Выбрать главу

Я могу разорвать им глотки, пока они спят! – думала она, и чувство собственной власти кружило ей голову. Она была ошеломлена собственной силой. Она купалась в собственной жажде насилия. Ей хотелось выть, но она молча кралась по тропинке, ведущей к лесу, ступая осторожно, чтобы не издавать ни звука. Где-то на задворках ее сознания тек холодный лесной ручей, и она думала о его ночной прохладе и мощном, беспощадном потоке. Она ощущала близость с этим ручьем.

В лунном свете она наблюдала ночную жизнь, прежде скрытую от ее чувств. По листьям ползли жуки, высоко в ветвях щебетала птица. Под деревьями и старой листвой пробиралась к мыши змея, и воздух рядом с ней чуть колебался. Ночь шелестела и урчала, сам лунный свет, казалось, вибрировал и возвращал к жизни все предметы до единого.

Она застыла, увидев у тополя кролика. Шерсть на ее шее встала дыбом, она обнажила зубы. Подняла и опустила одну руку, следом вторую. Ее движения, медленные, выверенные, стали почти механическими. Она хотела быть тенью, трепетавшей и порхавшей в лучах света.

Кролик повел носом, ухом, и прыгнул в темноту. Все мускулы ее тела напряглись и взорвались движением. Она бросилась за зверьком в кусты и ухватила его за заднюю ногу, прежде чем он успел исчезнуть в зарослях шиповника.

Она впилась ему в шею зубами, и маленький зверек выдохнул ей в рот. Она бешено затрясла его телом туда-сюда. Ее глаза загорелись, она швырнула кролика на землю, чтобы увидеть, будет ли он шевелиться, подняла с земли, вновь затрясла.

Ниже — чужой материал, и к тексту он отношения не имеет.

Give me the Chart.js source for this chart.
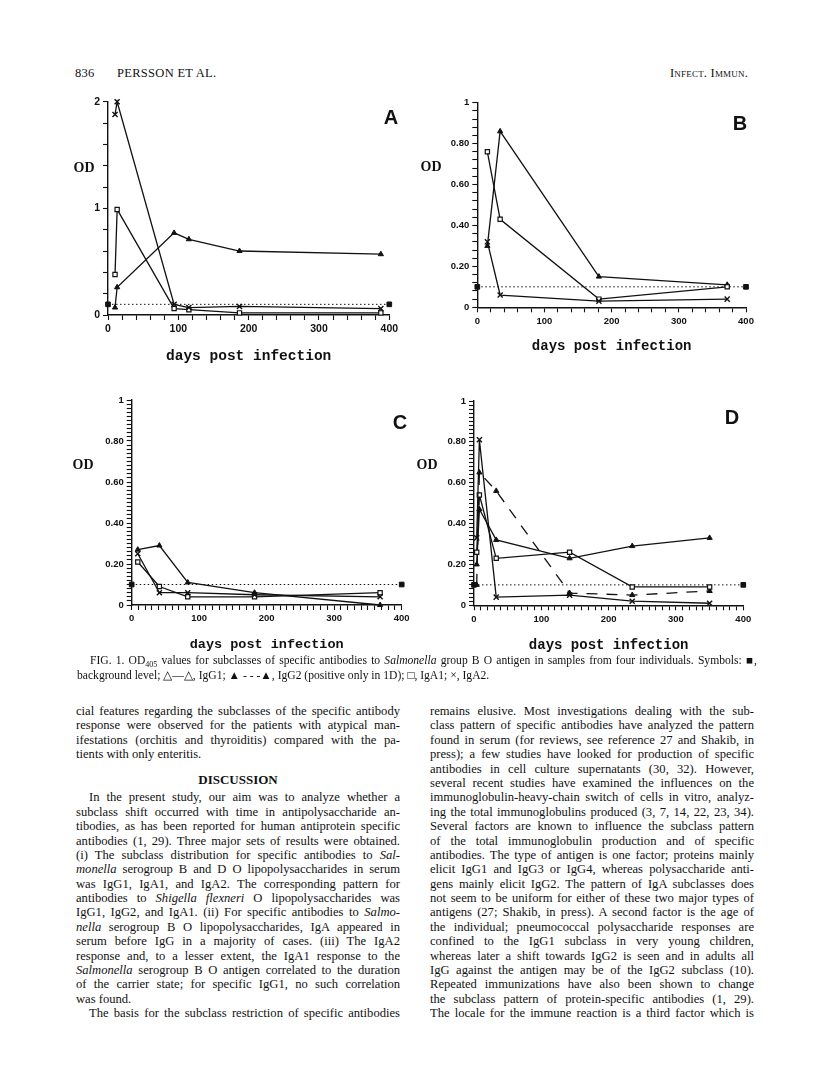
<!DOCTYPE html>
<html>
<head>
<meta charset="utf-8">
<script src="https://cdn.jsdelivr.net/npm/chart.js@4.4.0/dist/chart.umd.min.js"></script>
<style>
  body { margin: 0; background: #fff; }
  #page { position: relative; width: 816px; height: 1084px; overflow: hidden; background: #fff;
          font-family: "Liberation Serif", "Times New Roman", serif; color: #111; }
  canvas { position: absolute; }
  .abs { position: absolute; white-space: nowrap; }
  .mid { transform: translate(-50%, -50%); }
  .od { font-weight: bold; font-size: 14px; }
  .letter { font-family: "Liberation Sans", Arial, sans-serif; font-weight: bold; font-size: 20px; }
  .run { font-size: 12.5px; letter-spacing: 0.3px; }
  .caption { position: absolute; left: 77px; width: 680px; font-size: 11.6px; line-height: 15px; }
  .col { position: absolute; width: 324px; font-size: 12.6px; line-height: 14.4px; }
  .col div, .caption div { text-align: justify; text-align-last: justify; height: 14.4px; }
  .caption div { height: 15px; }
  .col div.end, .caption div.end { text-align-last: left; }
  .col div.ind, .caption div.ind { text-indent: 13px; }
  .col div.head { text-align: center; text-align-last: center; font-weight: bold; font-size: 13px; height: 28.8px; line-height: 36px; }
</style>
</head>
<body>
<div id="page">
  <div class="abs run" style="left:75px; top:66px;">836</div>
  <div class="abs run" style="left:117px; top:66px;">PERSSON ET AL.</div>
  <div class="abs run" style="left:670px; top:66px; font-variant: small-caps; letter-spacing:0.2px;">Infect. Immun.</div>

  <canvas id="chartA"></canvas>
  <canvas id="chartB"></canvas>
  <canvas id="chartC"></canvas>
  <canvas id="chartD"></canvas>

  <div class="abs mid od" style="left:84px; top:168px;">OD</div>
  <div class="abs mid od" style="left:431px; top:167px;">OD</div>
  <div class="abs mid od" style="left:83px; top:465px;">OD</div>
  <div class="abs mid od" style="left:427px; top:465px;">OD</div>
  <div class="abs mid letter" style="left:391px; top:117px;">A</div>
  <div class="abs mid letter" style="left:740px; top:123px;">B</div>
  <div class="abs mid letter" style="left:400px; top:422px;">C</div>
  <div class="abs mid letter" style="left:732px; top:417px;">D</div>

  <div class="caption" style="top:653px;">
    <div class="ind">FIG. 1. OD<sub style="font-size:8px;">405</sub> values for subclasses of specific antibodies to <i>Salmonella</i> group B O antigen in samples from four individuals. Symbols: &#9632;,</div>
    <div class="end">background level; &#9651;&mdash;&#9651;, IgG1; &#9650; - - -&#9650;, IgG2 (positive only in 1D); &#9633;, IgA1; &times;, IgA2.</div>
  </div>

  <div class="col" style="left:76px; top:704px;">
    <div>cial features regarding the subclasses of the specific antibody</div>
    <div>response were observed for the patients with atypical man-</div>
    <div>ifestations (orchitis and thyroiditis) compared with the pa-</div>
    <div class="end">tients with only enteritis.</div>
    <div class="head">DISCUSSION</div>
    <div class="ind">In the present study, our aim was to analyze whether a</div>
    <div>subclass shift occurred with time in antipolysaccharide an-</div>
    <div>tibodies, as has been reported for human antiprotein specific</div>
    <div>antibodies (1, 29). Three major sets of results were obtained.</div>
    <div>(i) The subclass distribution for specific antibodies to <i>Sal-</i></div>
    <div><i>monella</i> serogroup B and D O lipopolysaccharides in serum</div>
    <div>was IgG1, IgA1, and IgA2. The corresponding pattern for</div>
    <div>antibodies to <i>Shigella flexneri</i> O lipopolysaccharides was</div>
    <div>IgG1, IgG2, and IgA1. (ii) For specific antibodies to <i>Salmo-</i></div>
    <div><i>nella</i> serogroup B O lipopolysaccharides, IgA appeared in</div>
    <div>serum before IgG in a majority of cases. (iii) The IgA2</div>
    <div>response and, to a lesser extent, the IgA1 response to the</div>
    <div><i>Salmonella</i> serogroup B O antigen correlated to the duration</div>
    <div>of the carrier state; for specific IgG1, no such correlation</div>
    <div class="end">was found.</div>
    <div class="ind">The basis for the subclass restriction of specific antibodies</div>
  </div>

  <div class="col" style="left:430px; top:704px;">
    <div>remains elusive. Most investigations dealing with the sub-</div>
    <div>class pattern of specific antibodies have analyzed the pattern</div>
    <div>found in serum (for reviews, see reference 27 and Shakib, in</div>
    <div>press); a few studies have looked for production of specific</div>
    <div>antibodies in cell culture supernatants (30, 32). However,</div>
    <div>several recent studies have examined the influences on the</div>
    <div>immunoglobulin-heavy-chain switch of cells in vitro, analyz-</div>
    <div>ing the total immunoglobulins produced (3, 7, 14, 22, 23, 34).</div>
    <div>Several factors are known to influence the subclass pattern</div>
    <div>of the total immunoglobulin production and of specific</div>
    <div>antibodies. The type of antigen is one factor; proteins mainly</div>
    <div>elicit IgG1 and IgG3 or IgG4, whereas polysaccharide anti-</div>
    <div>gens mainly elicit IgG2. The pattern of IgA subclasses does</div>
    <div>not seem to be uniform for either of these two major types of</div>
    <div>antigens (27; Shakib, in press). A second factor is the age of</div>
    <div>the individual; pneumococcal polysaccharide responses are</div>
    <div>confined to the IgG1 subclass in very young children,</div>
    <div>whereas later a shift towards IgG2 is seen and in adults all</div>
    <div>IgG against the antigen may be of the IgG2 subclass (10).</div>
    <div>Repeated immunizations have also been shown to change</div>
    <div>the subclass pattern of protein-specific antibodies (1, 29).</div>
    <div>The locale for the immune reaction is a third factor which is</div>
  </div>
</div>

<script>
// x = days post infection, y = OD405
const daysA = [10, 13, 94, 115, 187, 388];
const igg1A = [0.07, 0.26, 0.77, 0.71, 0.60, 0.57];
const iga1A = [0.38, 0.99, 0.06, 0.05, 0.02, 0.02];
const iga2A = [1.88, 2.00, 0.10, 0.07, 0.08, 0.06];

const daysB = [15, 34, 181, 372];
const igg1B = [0.30, 0.86, 0.15, 0.11];
const iga1B = [0.76, 0.43, 0.04, 0.10];
const iga2B = [0.32, 0.06, 0.03, 0.04];

const daysC = [9, 41, 83, 182, 368];
const igg1C = [0.27, 0.29, 0.11, 0.06, 0.00];
const iga1C = [0.21, 0.09, 0.04, 0.04, 0.06];
const iga2C = [0.25, 0.06, 0.06, 0.05, 0.04];

const daysD = [4, 8, 33, 142, 235, 350];
const igg1D = [0.20, 0.47, 0.32, 0.23, 0.29, 0.33];
const igg2D = [0.10, 0.65, 0.56, 0.06, 0.05, 0.07];
const iga1D = [0.26, 0.54, 0.23, 0.26, 0.09, 0.09];
const iga2D = [0.33, 0.81, 0.04, 0.05, 0.02, 0.01];

// background level (filled squares joined by a dotted line)
const bgDays = [0, 400];
const bgOD = [0.1, 0.1];

// tick labels
const xTickValues = [0, 100, 200, 300, 400];
const yTickValuesA = [0, 1, 2];
const yTickLabelsA = ['0', '1', '2'];
const yTickValues = [0, 0.2, 0.4, 0.6, 0.8, 1];
const yTickLabels = ['0', '0.20', '0.40', '0.60', '0.80', '1'];

const INK = '#111';

function points(days, vals) {
    return days.map((d, i) => ({ x: d, y: vals[i] }));
}

// one line of the plot, with its marker type
function serie(days, vals, kind) {
    const ds = {
        data: points(days, vals),
        showLine: true,
        clip: false,
        borderColor: INK,
        borderWidth: 1.3,
        pointBorderColor: INK,
        pointBackgroundColor: INK,
        pointBorderWidth: 1,
        pointRadius: 3
    };
    if (kind === 'igg1') { ds.pointStyle = 'triangle'; }
    if (kind === 'igg2') { ds.pointStyle = 'triangle'; ds.borderDash = [11, 9]; }
    if (kind === 'iga1') { ds.pointStyle = 'rect'; ds.pointBackgroundColor = '#fff'; ds.pointBorderWidth = 1.2; }
    if (kind === 'iga2') { ds.pointStyle = 'crossRot'; ds.pointRadius = 3.6; ds.pointBorderWidth = 1.4; }
    if (kind === 'bg') { ds.pointStyle = 'rect'; ds.pointRadius = 3.3; ds.borderWidth = 1; ds.borderDash = [1.5, 2.5]; }
    return ds;
}

function labelFor(v, values, labels) {
    for (let i = 0; i < values.length; i++) {
        if (Math.abs(v - values[i]) < 1e-6) return labels[i];
    }
    return '';
}

// box = wanted plot area on the page (px), the canvas is laid around it
function makePanel(id, box, y, xStep, tickSize, titleSize, datasets) {
    const cv = document.getElementById(id);
    const L = Math.round(box.l - 52), T = Math.round(box.t - 16);
    const R = Math.round(box.r + 22), B = Math.round(box.titleY + 13);
    cv.width = R - L;
    cv.height = B - T;
    cv.style.left = L + 'px';
    cv.style.top = T + 'px';

    const tickFont = { family: 'Liberation Sans', weight: 'bold', size: tickSize };
    const tickMarks = { display: true, drawOnChartArea: false, drawTicks: true, tickLength: 5, tickColor: INK, tickWidth: 1.1 };

    new Chart(cv, {
        type: 'scatter',
        data: { datasets: datasets },
        options: {
            responsive: false,
            animation: false,
            layout: { autoPadding: false, padding: { top: box.t - T, right: R - box.r, bottom: 0, left: 0 } },
            plugins: { legend: { display: false }, tooltip: { enabled: false } },
            scales: {
                x: {
                    type: 'linear', min: 0, max: 400,
                    border: { color: INK, width: 1.4 },
                    grid: tickMarks,
                    ticks: {
                        stepSize: xStep, autoSkip: false, maxRotation: 0, padding: 3, color: INK, font: tickFont,
                        callback: v => labelFor(v, xTickValues, xTickValues.map(String))
                    },
                    title: {
                        display: true, text: 'days post infection', color: INK,
                        font: { family: 'Liberation Mono', weight: 'bold', size: titleSize },
                        padding: { top: 0, bottom: B - box.titleY - titleSize * 0.6 }
                    },
                    afterFit: s => { s.height = B - box.b; }
                },
                y: {
                    type: 'linear', min: 0, max: y.max,
                    border: { color: INK, width: 1.4 },
                    grid: tickMarks,
                    ticks: {
                        stepSize: y.step, autoSkip: false, padding: 3, color: INK, font: tickFont,
                        callback: v => labelFor(v, y.values, y.labels)
                    },
                    afterFit: s => { s.width = box.l - L; }
                }
            }
        }
    });
}

document.addEventListener('DOMContentLoaded', function() {
    // A
    makePanel('chartA', { l: 108, t: 101.7, r: 389.3, b: 315, titleY: 356.7 },
        { max: 2, step: 0.2, values: yTickValuesA, labels: yTickLabelsA }, 20, 10.5, 14.5, [
            serie(daysA, iga2A, 'iga2'),
            serie(daysA, iga1A, 'iga1'),
            serie(daysA, igg1A, 'igg1'),
            serie(bgDays, bgOD, 'bg')
        ]);

    // B
    makePanel('chartB', { l: 477.3, t: 102.7, r: 746, b: 307.3, titleY: 346.7 },
        { max: 1, step: 0.04, values: yTickValues, labels: yTickLabels }, 20, 9.5, 14, [
            serie(daysB, iga2B, 'iga2'),
            serie(daysB, iga1B, 'iga1'),
            serie(daysB, igg1B, 'igg1'),
            serie(bgDays, bgOD, 'bg')
        ]);

    // C
    makePanel('chartC', { l: 131.7, t: 400, r: 401.7, b: 605, titleY: 645 },
        { max: 1, step: 0.02, values: yTickValues, labels: yTickLabels }, 10, 9.5, 13.5, [
            serie(daysC, iga2C, 'iga2'),
            serie(daysC, iga1C, 'iga1'),
            serie(daysC, igg1C, 'igg1'),
            serie(bgDays, bgOD, 'bg')
        ]);

    // D
    makePanel('chartD', { l: 474, t: 401, r: 743.3, b: 605.3, titleY: 645 },
        { max: 1, step: 0.02, values: yTickValues, labels: yTickLabels }, 10, 9.5, 14, [
            serie(daysD, iga2D, 'iga2'),
            serie(daysD, iga1D, 'iga1'),
            serie(daysD, igg1D, 'igg1'),
            serie(daysD, igg2D, 'igg2'),
            serie(bgDays, bgOD, 'bg')
        ]);
});
</script>
</body>
</html>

Мускус его страха! Тепло его крови!

Податливость его черепа, который она размозжила зубами!

Она несла мертвое животное во рту сквозь ночь, пока не оказалась за своим домом, в самом дальнем углу лужайки, где вырыла неглубокую яму, чтобы закопать там это существо, свое сокровище, свою добычу.

Потом она прошлась по лужайке, чувствуя запах того места, где ее сын лежал в траве, его путь от двери до лужайки, места, где его руки коснулись синего шара, все еще лежавшего сбоку от дороги. Она почувствовала запах грязи и автомобильных шин. Она почувствовала запах ступенек, где кошка любила сидеть на солнышке, понюхала дорожку, по которой кошка выходила во внутренний дворик, и проследовала по запаху к своему любимому месту под яблоней. Там особенно остро ощущались запах ранеток и призрачные ароматы бурундуков, белок и птиц. Она каталась по траве, собирая на себя все эти запахи, и стонала от радости, а потом пошла к компостной куче и маленькому саду камней, где она любила сажать весенние цветы, где был ее запах, ее человеческий запах – она сразу его узнала.

Если бы она только знала, в чем нуждалась все это время – больше, чем в медицинской помощи и психотерапии, больше, чем в способности выбрать счастье или изменить свое отношение, – в том, чтобы вонзить свои острые зубы во что-то живое, истекающее кровью, и почувствовать, как его сущность истощается, пока оно не станет просто гниющим неподвижным предметом!

Нет, у нее не дефицит железа, не вспышка истерии. С ней все в порядке. Ей нужна была только одна ночь. Одна ночь насилия, вот и все. Одна ночь, в которую она не будет заботиться о том, что о ней подумают, сможет гадить, куда ей заблагорассудится, не принадлежать ни одному живому существу и быть только телом, которое движется в темноте, тенью, призраком самой себя, подчиняться лишь приказам этого тела.

Уставшая, она свернулась клубочком в траве и уснула.

Голая и мокрая от росы, утром после своих полуночных приключений она проснулась с чувством ошеломляющего довольства собой, до сих пор неизвестного матери – или, лучше сказать, Ночной Сучке. Солнце озаряло город, заливало задний двор чистым, ровным светом. Каждая травинка блестела. Каждая птица пела.

Она отлично выспалась, хотя пролежала под яблоней всего несколько часов. Ее тело ощущалось сильным и живым, и она нисколько не замерзла, хоть и спала голая. Она полностью проснулась, как не просыпалась с тех пор, как родился сын, – не чувствовала ни тяжести, ни вялости, лишь прилив энергии и, может быть, даже желание совершить утреннюю пробежку, которую не совершала ни разу в жизни.